Report every line below that holds the word "React".
________________
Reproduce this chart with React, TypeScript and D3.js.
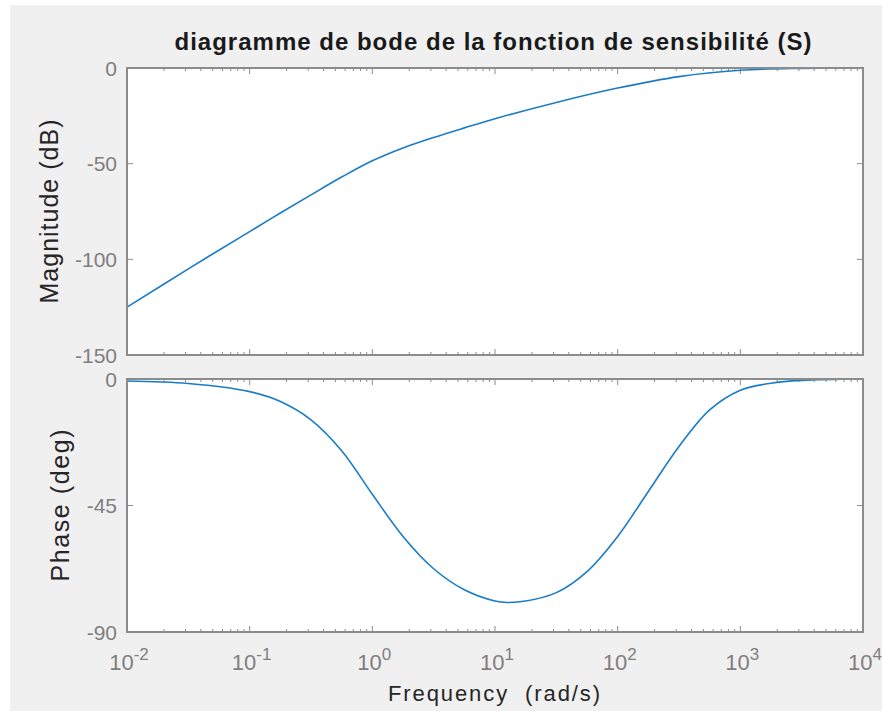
import React, { useEffect, useRef } from 'react';
import * as d3 from 'd3';

// frequencies as log10(rad/s)
const magFreqExp = [-2, -1.5, -1, -0.75, -0.5, -0.25, 0, 0.25, 0.5, 0.75, 1, 1.5, 2, 2.5, 3, 3.5, 4];
const magDb = [-125, -105, -85.5, -75.8, -66.3, -57, -48.5, -41.8, -36.3, -31.3, -26.5, -18, -10.5, -4.5, -1.2, -0.2, 0];

const phaseFreqExp = [-2, -1.5, -1, -0.75, -0.5, -0.25, 0, 0.25, 0.5, 0.75, 1, 1.1, 1.25, 1.5, 1.75, 2, 2.25, 2.5, 2.75, 3, 3.25, 3.5, 4];
const phaseDeg = [-0.7, -1.6, -4.5, -8, -14.5, -25.5, -41, -56, -67.5, -75, -79, -79.5, -79, -76, -68.5, -56, -40, -24, -11, -4, -1.5, -0.5, 0];

const decades = [-2, -1, 0, 1, 2, 3, 4];
const magTicks = [0, -50, -100, -150];
const phaseTicks = [0, -45, -90];

const title = 'diagramme de bode de la fonction de sensibilité (S)';

const App = () => {
  const svgRef = useRef<SVGSVGElement>(null);

  useEffect(() => {
    const width = 882;
    const height = 711;
    const left = 127;
    const right = 863;
    const font = 'Liberation Sans, Arial, Helvetica, sans-serif';
    const axisColor = '#8c8c8c';
    const lineColor = '#1a7cc6';

    const svg = d3.select(svgRef.current);
    svg.selectAll('*').remove();
    svg.attr('width', width).attr('height', height);

    svg.append('rect').attr('x', 10).attr('y', 5).attr('width', width - 10).attr('height', height - 5).attr('fill', '#f0f0f0');

    const x = d3.scaleLog().domain([1e-2, 1e4]).range([left, right]);

    const minorTicks: number[] = [];
    decades.slice(0, -1).forEach(e => {
      for (let k = 2; k <= 9; k++) minorTicks.push(k * Math.pow(10, e));
    });

    const drawPanel = (top: number, bottom: number, yDomain: [number, number], yTicks: number[], fx: number[], fy: number[], label: string, labelX: number, labelLen: number) => {
      const y = d3.scaleLinear().domain(yDomain).range([bottom, top]);
      const g = svg.append('g');
      g.append('rect').attr('x', left).attr('y', top).attr('width', right - left).attr('height', bottom - top).attr('fill', 'white');

      // ticks on all four sides, pointing inwards
      decades.forEach(e => {
        const px = x(Math.pow(10, e));
        g.append('line').attr('x1', px).attr('x2', px).attr('y1', bottom).attr('y2', bottom - 6).attr('stroke', axisColor);
        g.append('line').attr('x1', px).attr('x2', px).attr('y1', top).attr('y2', top + 6).attr('stroke', axisColor);
      });
      minorTicks.forEach(v => {
        const px = x(v);
        g.append('line').attr('x1', px).attr('x2', px).attr('y1', bottom).attr('y2', bottom - 3).attr('stroke', axisColor);
        g.append('line').attr('x1', px).attr('x2', px).attr('y1', top).attr('y2', top + 3).attr('stroke', axisColor);
      });
      yTicks.forEach(t => {
        const py = y(t);
        g.append('line').attr('x1', left).attr('x2', left + 6).attr('y1', py).attr('y2', py).attr('stroke', axisColor);
        g.append('line').attr('x1', right).attr('x2', right - 6).attr('y1', py).attr('y2', py).attr('stroke', axisColor);
        g.append('text').attr('x', left - 10).attr('y', py).attr('dy', '0.36em').attr('text-anchor', 'end')
          .attr('font-family', font).attr('font-size', 21).attr('fill', '#7f7f7f').text(t);
      });

      const line = d3.line<number>()
        .x((_, i) => x(Math.pow(10, fx[i])))
        .y(d => y(d))
        .curve(d3.curveCatmullRom.alpha(0.5));
      g.append('path').datum(fy).attr('d', line).attr('fill', 'none').attr('stroke', lineColor).attr('stroke-width', 1.6);

      g.append('rect').attr('x', left).attr('y', top).attr('width', right - left).attr('height', bottom - top)
        .attr('fill', 'none').attr('stroke', axisColor).attr('stroke-width', 2);

      g.append('text').attr('transform', `translate(${labelX},${(top + bottom) / 2}) rotate(-90)`)
        .attr('text-anchor', 'middle').attr('font-family', font).attr('font-size', 25).attr('fill', '#262626')
        .attr('textLength', labelLen).attr('lengthAdjust', 'spacing').text(label);
    };

    drawPanel(68, 355, [-150, 0], magTicks, magFreqExp, magDb, 'Magnitude (dB)', 58, 184);
    drawPanel(379, 632, [-90, 0], phaseTicks, phaseFreqExp, phaseDeg, 'Phase (deg)', 69, 152);

    // x tick labels 10^n
    decades.forEach(e => {
      const t = svg.append('text').attr('x', x(Math.pow(10, e)) + 2).attr('y', 670).attr('text-anchor', 'middle')
        .attr('font-family', font).attr('font-size', 22).attr('fill', '#7f7f7f');
      t.append('tspan').text('10');
      t.append('tspan').attr('dy', -10).attr('font-size', 17).text(e);
    });

    svg.append('text').attr('x', 494).attr('y', 701).attr('text-anchor', 'middle')
      .attr('font-family', font).attr('font-size', 22).attr('fill', '#262626')
      .attr('textLength', 212).attr('lengthAdjust', 'spacing')
      .attr('xml:space', 'preserve').style('white-space', 'pre').text('Frequency  (rad/s)');

    svg.append('text').attr('x', 493).attr('y', 50).attr('text-anchor', 'middle')
      .attr('font-family', font).attr('font-size', 24).attr('font-weight', 'bold').attr('fill', '#1a1a1a')
      .attr('textLength', 637).attr('lengthAdjust', 'spacing').text(title);
  }, []);

  return <svg ref={svgRef} style={{ position: 'fixed', left: 0, top: 0, background: 'white' }}></svg>;
};

export default App;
________________
Response:
Reproduce this chart with React, TypeScript and D3.js.
import React, { useEffect, useRef } from 'react';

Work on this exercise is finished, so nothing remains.